Mackenzie Minute: October 19, 2018
Richard Wong from the Mackenzie Cundill Team gives his thoughts on why his team believes that the leadership of the growth style is coming to an end.
RICHARD WONG: It has been a market led by a very narrow group of stocks. But that has been disrupted by a rise on long bond yields as well as a steepening of the yield curve, since about mid- to late- August. In addition to that, global energy prices as well as international energy shares have behaved significantly better and energy as a group, globally, historically is negatively correlated with the technology sector. So, what we think is we’re seeing a shift in the market leadership away from growth and into value stocks.
We think this pullback in the market should be bought. But what one buys matters.
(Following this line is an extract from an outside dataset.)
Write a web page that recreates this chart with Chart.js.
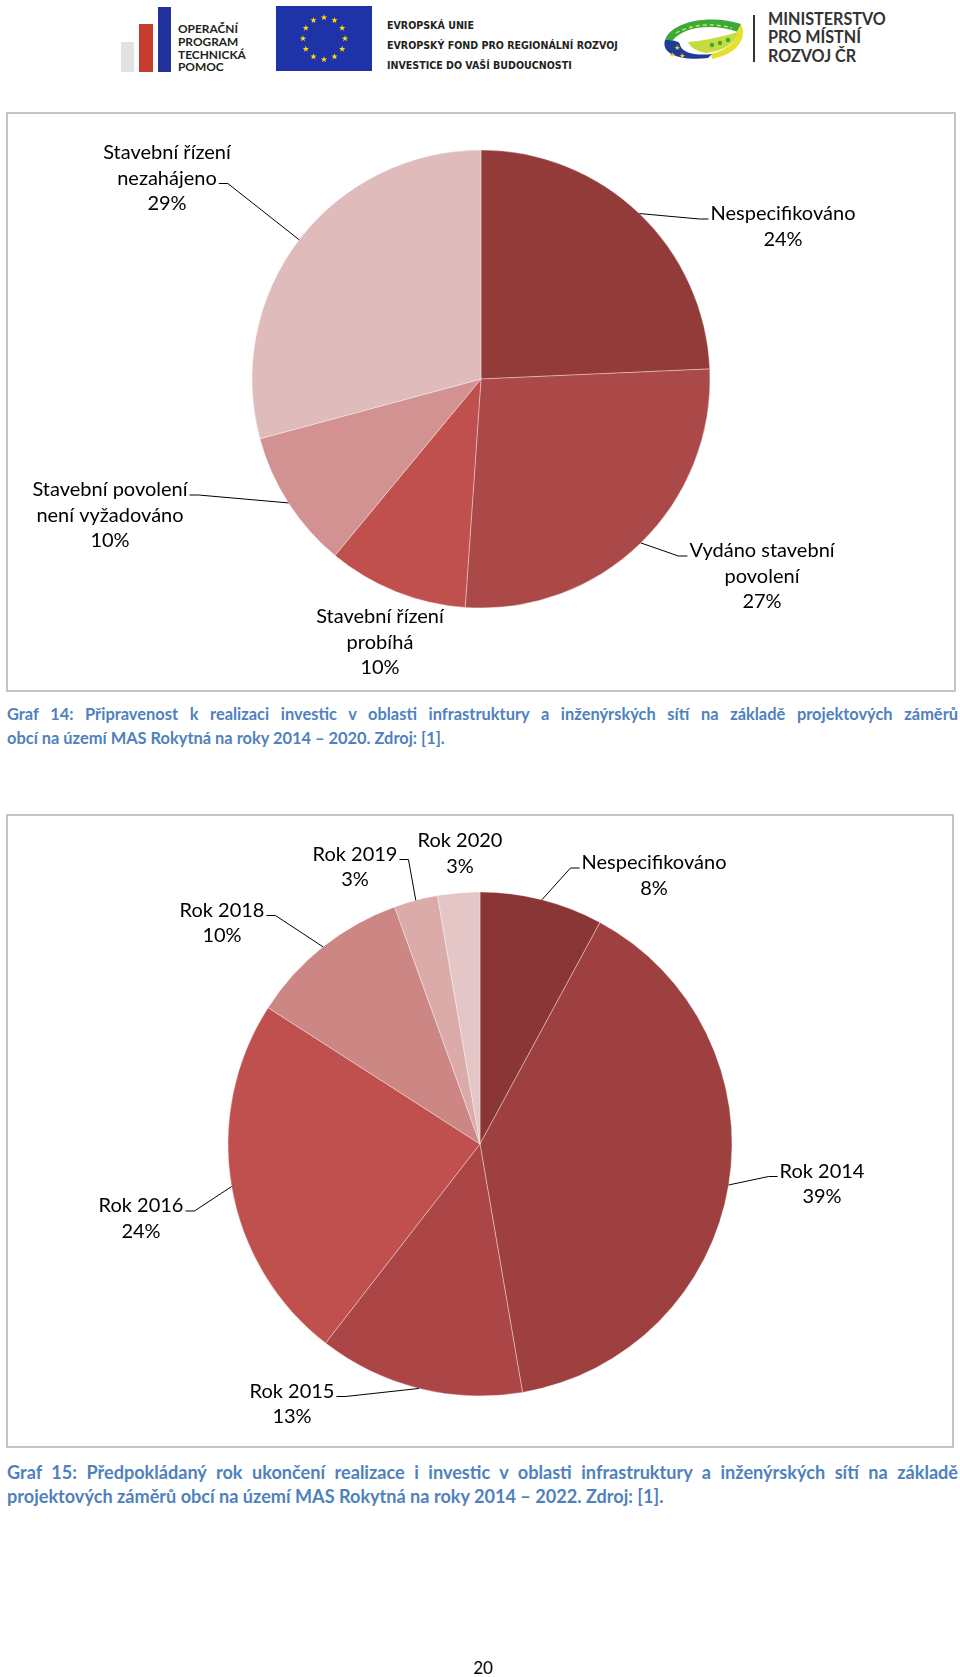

We believe the leadership of growth as a style is coming to an end and capital should be put to work in the value style going forward. In terms of opportunities, we’ve been travelling to Oslo and Houston, and we’re finding a lot of deep value opportunities in the offshore services sector globally. We believe that sector will benefit from tight supplies as well as increased drilling activities going forward.
Cundill is a leader in the value and the deep value investment space. We’re not just looking for cheap stocks or beat-up stocks. We are looking for undervalued securities with a strong re-rating potential. At the same time, we are avoiding extremely high-valuation, speculative investments. We believe we are uniquely positioned to benefit from the ongoing shift from growth into value leadership in the marketplace. We’re ready!